**ENTRIES**
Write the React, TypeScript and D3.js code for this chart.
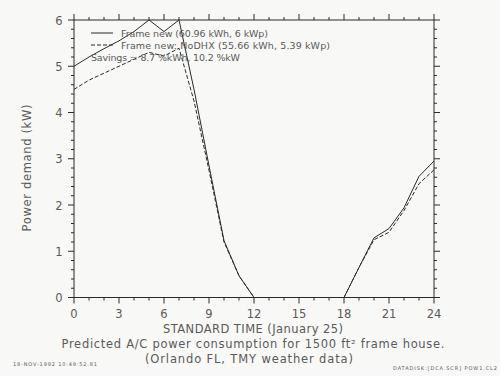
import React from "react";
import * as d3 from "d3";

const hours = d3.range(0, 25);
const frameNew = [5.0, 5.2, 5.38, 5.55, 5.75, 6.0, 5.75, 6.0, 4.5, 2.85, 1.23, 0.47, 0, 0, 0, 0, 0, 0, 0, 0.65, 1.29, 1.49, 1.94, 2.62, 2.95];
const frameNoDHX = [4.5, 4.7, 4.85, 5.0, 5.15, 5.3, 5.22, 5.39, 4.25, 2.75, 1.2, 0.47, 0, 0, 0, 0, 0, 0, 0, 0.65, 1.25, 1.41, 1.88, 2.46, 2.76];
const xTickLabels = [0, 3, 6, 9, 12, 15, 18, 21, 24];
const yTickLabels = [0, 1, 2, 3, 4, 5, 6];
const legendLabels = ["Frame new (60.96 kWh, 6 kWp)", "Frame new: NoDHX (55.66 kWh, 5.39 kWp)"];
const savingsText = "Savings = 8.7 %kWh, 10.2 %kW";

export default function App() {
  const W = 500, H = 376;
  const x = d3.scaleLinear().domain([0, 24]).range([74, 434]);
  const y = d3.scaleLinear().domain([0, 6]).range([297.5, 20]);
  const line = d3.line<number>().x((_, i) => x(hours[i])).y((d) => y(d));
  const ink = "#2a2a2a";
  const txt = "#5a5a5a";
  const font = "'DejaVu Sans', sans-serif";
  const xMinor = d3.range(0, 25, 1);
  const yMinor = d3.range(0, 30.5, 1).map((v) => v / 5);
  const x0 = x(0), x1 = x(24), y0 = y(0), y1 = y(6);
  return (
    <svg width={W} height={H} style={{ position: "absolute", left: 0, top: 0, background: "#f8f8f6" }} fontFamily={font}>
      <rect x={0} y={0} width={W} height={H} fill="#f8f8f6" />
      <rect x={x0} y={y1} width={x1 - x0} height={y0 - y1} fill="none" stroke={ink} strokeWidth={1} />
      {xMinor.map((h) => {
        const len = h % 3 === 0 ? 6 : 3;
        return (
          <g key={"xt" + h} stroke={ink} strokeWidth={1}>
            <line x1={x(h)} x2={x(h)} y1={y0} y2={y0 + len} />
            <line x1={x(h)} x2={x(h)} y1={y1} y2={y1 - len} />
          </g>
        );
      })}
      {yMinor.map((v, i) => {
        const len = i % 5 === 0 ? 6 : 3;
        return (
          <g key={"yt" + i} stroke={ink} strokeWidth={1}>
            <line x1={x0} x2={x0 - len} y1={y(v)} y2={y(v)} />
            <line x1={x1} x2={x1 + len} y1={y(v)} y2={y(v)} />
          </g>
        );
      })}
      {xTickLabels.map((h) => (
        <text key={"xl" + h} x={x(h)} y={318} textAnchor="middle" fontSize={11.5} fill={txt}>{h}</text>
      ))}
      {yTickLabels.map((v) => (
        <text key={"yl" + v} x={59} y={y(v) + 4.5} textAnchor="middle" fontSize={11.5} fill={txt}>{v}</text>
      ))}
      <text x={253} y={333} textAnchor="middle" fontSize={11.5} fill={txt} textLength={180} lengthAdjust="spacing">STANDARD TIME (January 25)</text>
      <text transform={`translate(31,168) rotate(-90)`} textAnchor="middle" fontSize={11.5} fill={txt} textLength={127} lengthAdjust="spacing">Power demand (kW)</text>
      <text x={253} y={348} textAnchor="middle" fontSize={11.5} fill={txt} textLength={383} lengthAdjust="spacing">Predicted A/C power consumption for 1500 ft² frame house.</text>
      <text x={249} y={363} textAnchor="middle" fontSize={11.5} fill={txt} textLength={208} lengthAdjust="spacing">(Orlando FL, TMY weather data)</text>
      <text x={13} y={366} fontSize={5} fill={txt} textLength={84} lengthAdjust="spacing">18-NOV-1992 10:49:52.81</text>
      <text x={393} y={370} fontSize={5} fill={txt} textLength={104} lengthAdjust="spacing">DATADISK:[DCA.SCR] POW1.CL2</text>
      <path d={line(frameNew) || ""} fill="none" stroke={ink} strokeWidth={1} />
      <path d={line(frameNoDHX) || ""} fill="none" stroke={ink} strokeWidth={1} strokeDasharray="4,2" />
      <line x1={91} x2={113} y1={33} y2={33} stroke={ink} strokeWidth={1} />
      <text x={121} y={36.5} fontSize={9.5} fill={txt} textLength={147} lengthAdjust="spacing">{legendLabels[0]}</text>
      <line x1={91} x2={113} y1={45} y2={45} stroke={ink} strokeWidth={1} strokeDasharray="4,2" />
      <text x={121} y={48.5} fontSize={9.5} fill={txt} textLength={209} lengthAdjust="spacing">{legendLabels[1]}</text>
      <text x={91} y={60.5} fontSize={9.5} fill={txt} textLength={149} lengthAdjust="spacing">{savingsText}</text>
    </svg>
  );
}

---

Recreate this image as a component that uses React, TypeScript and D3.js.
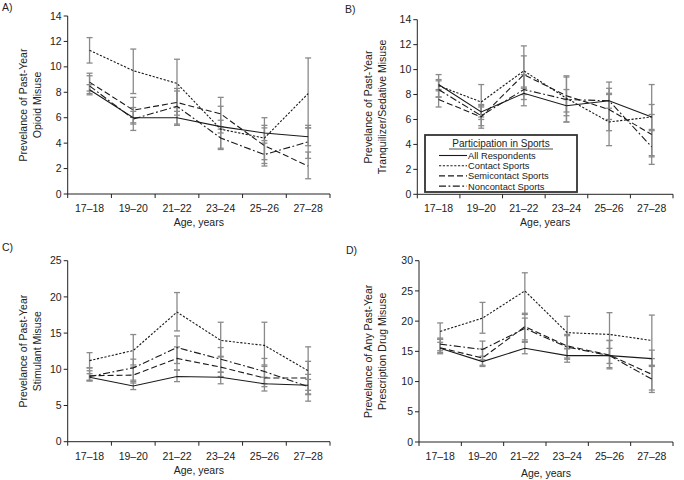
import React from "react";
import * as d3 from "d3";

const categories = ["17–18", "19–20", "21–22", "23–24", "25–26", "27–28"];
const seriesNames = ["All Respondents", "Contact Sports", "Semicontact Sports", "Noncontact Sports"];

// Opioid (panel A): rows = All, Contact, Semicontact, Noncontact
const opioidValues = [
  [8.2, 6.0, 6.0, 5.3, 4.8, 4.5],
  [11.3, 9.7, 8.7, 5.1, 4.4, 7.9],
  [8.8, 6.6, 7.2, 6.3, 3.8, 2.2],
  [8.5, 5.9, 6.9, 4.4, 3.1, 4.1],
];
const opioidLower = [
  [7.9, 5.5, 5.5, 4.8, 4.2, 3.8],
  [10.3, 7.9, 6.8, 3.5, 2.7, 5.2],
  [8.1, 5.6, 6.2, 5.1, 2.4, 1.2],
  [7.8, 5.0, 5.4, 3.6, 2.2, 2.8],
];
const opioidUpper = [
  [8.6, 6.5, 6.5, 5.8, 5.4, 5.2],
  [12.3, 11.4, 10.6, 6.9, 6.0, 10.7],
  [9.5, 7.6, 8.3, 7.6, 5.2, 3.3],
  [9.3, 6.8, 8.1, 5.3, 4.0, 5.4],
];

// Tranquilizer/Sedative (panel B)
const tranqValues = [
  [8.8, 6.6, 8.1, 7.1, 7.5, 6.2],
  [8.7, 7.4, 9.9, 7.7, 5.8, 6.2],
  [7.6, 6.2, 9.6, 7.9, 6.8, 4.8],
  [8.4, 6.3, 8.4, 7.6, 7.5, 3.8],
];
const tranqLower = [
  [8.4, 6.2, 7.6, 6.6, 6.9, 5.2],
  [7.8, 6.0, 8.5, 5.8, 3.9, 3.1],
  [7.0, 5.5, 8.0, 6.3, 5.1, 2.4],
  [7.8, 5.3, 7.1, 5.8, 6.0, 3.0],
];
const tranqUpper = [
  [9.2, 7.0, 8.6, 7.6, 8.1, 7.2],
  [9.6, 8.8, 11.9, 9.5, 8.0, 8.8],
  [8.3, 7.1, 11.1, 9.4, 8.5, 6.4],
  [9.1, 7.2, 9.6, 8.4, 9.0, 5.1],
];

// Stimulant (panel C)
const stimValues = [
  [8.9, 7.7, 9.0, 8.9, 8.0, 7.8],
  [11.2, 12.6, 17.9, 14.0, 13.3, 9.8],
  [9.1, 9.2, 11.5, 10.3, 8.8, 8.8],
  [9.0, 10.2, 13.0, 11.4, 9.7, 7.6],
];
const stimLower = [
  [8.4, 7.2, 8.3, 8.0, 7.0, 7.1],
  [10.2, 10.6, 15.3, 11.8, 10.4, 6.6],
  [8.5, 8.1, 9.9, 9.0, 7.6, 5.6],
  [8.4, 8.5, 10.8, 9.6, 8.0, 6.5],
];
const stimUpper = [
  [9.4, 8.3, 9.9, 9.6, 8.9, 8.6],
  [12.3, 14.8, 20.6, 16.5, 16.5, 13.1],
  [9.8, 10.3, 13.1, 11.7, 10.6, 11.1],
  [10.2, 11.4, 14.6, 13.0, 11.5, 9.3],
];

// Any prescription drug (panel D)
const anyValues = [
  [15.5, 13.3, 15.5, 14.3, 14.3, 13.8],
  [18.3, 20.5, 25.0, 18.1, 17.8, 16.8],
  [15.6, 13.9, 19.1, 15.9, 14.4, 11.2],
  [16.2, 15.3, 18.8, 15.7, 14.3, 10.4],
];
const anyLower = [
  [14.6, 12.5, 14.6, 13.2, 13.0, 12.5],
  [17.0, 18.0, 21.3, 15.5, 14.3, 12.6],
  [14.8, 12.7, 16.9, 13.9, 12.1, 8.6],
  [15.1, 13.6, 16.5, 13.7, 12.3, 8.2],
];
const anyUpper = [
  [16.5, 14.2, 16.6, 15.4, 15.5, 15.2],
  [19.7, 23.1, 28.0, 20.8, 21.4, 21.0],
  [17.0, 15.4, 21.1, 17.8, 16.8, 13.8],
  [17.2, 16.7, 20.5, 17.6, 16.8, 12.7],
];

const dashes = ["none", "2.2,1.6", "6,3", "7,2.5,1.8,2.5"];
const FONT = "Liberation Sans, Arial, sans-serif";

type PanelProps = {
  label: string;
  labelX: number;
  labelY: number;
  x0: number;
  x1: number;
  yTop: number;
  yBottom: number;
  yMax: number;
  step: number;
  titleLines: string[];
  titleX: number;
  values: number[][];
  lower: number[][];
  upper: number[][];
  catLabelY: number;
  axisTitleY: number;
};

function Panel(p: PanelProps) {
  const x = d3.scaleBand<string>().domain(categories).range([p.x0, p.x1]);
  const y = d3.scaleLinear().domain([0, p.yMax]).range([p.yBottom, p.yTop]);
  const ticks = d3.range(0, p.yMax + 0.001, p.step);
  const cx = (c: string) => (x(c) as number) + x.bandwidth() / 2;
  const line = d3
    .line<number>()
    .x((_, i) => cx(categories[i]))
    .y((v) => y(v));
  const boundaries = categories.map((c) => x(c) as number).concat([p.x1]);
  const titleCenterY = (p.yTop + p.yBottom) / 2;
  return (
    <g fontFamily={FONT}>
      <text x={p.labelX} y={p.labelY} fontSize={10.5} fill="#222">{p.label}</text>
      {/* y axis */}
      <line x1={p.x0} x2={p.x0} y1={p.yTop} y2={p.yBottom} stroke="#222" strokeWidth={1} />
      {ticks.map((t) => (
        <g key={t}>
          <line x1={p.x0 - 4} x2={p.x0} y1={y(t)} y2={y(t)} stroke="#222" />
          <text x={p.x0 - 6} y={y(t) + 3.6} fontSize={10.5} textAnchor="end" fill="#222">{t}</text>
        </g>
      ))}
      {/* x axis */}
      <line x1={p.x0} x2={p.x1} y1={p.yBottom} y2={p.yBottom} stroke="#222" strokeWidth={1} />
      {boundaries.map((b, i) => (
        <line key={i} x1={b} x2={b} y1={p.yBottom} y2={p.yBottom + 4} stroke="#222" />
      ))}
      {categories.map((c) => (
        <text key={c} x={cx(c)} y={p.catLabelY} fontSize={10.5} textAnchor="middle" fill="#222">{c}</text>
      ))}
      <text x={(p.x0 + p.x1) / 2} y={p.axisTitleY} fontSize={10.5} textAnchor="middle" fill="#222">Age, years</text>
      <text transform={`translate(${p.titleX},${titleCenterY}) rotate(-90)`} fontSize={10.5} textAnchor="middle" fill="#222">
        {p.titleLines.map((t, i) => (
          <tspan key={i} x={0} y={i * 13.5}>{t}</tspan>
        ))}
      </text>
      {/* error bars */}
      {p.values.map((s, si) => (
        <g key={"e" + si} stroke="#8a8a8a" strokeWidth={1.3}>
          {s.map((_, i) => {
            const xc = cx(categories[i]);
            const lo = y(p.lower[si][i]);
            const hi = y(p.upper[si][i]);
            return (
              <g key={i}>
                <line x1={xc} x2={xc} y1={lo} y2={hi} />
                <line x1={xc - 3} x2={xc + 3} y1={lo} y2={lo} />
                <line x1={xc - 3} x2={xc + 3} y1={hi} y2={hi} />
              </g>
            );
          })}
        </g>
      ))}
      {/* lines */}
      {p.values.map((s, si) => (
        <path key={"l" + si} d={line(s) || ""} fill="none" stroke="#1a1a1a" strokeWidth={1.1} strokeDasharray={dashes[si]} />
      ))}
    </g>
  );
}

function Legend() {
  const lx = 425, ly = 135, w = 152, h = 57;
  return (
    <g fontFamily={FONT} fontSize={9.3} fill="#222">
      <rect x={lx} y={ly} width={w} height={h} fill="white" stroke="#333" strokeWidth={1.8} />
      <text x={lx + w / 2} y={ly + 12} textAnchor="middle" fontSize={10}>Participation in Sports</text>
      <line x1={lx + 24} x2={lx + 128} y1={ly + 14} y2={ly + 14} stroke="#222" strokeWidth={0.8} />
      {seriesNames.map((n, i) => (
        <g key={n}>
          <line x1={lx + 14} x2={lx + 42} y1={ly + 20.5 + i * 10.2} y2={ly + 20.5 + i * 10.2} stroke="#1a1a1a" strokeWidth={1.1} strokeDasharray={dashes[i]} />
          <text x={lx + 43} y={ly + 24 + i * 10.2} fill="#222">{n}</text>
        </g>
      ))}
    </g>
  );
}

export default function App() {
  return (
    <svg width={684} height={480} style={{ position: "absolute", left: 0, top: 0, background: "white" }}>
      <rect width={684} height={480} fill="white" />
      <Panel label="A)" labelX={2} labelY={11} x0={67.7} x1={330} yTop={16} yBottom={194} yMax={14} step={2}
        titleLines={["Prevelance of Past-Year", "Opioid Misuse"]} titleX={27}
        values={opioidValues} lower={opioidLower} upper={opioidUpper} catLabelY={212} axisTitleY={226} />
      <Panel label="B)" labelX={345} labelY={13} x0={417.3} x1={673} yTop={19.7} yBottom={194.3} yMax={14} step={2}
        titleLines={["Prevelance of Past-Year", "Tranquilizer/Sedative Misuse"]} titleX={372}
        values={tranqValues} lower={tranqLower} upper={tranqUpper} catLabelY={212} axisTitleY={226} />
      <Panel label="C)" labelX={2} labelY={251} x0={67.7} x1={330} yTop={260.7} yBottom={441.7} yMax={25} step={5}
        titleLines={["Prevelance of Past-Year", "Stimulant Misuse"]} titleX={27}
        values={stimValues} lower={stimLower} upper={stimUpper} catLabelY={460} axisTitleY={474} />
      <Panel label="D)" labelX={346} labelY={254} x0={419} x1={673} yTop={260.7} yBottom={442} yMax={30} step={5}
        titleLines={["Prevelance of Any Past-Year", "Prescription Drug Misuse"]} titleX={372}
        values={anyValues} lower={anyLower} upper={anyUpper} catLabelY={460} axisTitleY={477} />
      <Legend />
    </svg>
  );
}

* * *

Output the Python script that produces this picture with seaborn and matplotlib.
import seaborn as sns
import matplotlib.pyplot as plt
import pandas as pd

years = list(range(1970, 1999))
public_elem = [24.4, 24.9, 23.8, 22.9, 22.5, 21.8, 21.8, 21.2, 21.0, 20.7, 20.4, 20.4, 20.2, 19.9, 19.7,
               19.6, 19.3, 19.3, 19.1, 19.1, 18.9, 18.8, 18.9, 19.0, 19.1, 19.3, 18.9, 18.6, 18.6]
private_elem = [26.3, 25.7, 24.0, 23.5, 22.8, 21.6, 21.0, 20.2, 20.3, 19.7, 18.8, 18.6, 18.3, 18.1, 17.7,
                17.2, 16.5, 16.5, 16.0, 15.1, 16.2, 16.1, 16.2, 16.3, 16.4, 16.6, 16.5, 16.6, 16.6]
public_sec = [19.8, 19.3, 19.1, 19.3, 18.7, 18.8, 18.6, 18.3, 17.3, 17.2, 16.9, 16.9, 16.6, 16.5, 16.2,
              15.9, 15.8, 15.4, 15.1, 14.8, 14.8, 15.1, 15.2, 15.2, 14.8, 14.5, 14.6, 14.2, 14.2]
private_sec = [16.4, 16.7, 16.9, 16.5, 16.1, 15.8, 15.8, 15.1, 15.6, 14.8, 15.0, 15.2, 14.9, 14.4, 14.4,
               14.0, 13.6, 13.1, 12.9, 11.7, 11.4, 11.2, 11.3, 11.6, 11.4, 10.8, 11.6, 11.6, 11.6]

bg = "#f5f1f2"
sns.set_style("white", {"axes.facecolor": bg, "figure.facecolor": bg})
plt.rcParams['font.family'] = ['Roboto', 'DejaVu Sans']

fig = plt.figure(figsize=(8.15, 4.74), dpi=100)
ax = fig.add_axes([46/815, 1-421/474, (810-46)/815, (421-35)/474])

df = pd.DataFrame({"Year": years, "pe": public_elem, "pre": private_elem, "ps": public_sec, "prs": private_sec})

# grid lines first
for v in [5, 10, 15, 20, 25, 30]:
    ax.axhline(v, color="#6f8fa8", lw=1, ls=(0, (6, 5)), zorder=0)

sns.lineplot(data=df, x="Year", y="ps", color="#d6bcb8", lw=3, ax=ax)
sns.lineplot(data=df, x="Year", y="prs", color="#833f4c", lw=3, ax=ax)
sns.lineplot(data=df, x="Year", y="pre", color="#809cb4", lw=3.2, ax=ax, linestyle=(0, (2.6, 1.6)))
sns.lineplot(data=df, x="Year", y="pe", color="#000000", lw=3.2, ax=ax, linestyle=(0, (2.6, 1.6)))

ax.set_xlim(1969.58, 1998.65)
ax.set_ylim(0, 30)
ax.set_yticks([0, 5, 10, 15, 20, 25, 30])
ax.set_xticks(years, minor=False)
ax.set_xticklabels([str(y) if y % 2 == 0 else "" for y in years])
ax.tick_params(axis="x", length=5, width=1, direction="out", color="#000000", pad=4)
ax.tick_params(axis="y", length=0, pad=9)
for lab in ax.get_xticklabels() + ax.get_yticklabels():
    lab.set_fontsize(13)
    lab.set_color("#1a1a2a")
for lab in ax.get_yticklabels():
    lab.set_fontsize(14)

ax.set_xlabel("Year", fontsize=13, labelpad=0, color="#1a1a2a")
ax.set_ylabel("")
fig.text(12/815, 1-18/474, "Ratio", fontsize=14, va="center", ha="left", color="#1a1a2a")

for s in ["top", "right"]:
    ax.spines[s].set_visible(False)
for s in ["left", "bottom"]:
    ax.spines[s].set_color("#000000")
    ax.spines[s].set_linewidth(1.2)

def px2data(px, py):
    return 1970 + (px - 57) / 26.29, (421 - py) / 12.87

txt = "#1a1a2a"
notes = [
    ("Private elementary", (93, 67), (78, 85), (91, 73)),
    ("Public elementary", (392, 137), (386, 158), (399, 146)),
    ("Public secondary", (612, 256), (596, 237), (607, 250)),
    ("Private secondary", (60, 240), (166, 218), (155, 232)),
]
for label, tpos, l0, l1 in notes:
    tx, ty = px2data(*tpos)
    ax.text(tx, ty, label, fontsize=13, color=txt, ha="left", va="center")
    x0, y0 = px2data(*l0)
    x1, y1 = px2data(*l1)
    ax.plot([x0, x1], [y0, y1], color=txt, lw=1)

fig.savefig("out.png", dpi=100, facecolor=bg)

**TASK GOAL**
Give back exactly the lines from the one containing "Write the React, TypeScript" to the one containing "8.7 %kWh, 10.2", both included, and no pictures.

**EXERCISE RESULT**
Write the React, TypeScript and D3.js code for this chart.
import React from "react";
import * as d3 from "d3";

const hours = d3.range(0, 25);
const frameNew = [5.0, 5.2, 5.38, 5.55, 5.75, 6.0, 5.75, 6.0, 4.5, 2.85, 1.23, 0.47, 0, 0, 0, 0, 0, 0, 0, 0.65, 1.29, 1.49, 1.94, 2.62, 2.95];
const frameNoDHX = [4.5, 4.7, 4.85, 5.0, 5.15, 5.3, 5.22, 5.39, 4.25, 2.75, 1.2, 0.47, 0, 0, 0, 0, 0, 0, 0, 0.65, 1.25, 1.41, 1.88, 2.46, 2.76];
const xTickLabels = [0, 3, 6, 9, 12, 15, 18, 21, 24];
const yTickLabels = [0, 1, 2, 3, 4, 5, 6];
const legendLabels = ["Frame new (60.96 kWh, 6 kWp)", "Frame new: NoDHX (55.66 kWh, 5.39 kWp)"];
const savingsText = "Savings = 8.7 %kWh, 10.2 %kW";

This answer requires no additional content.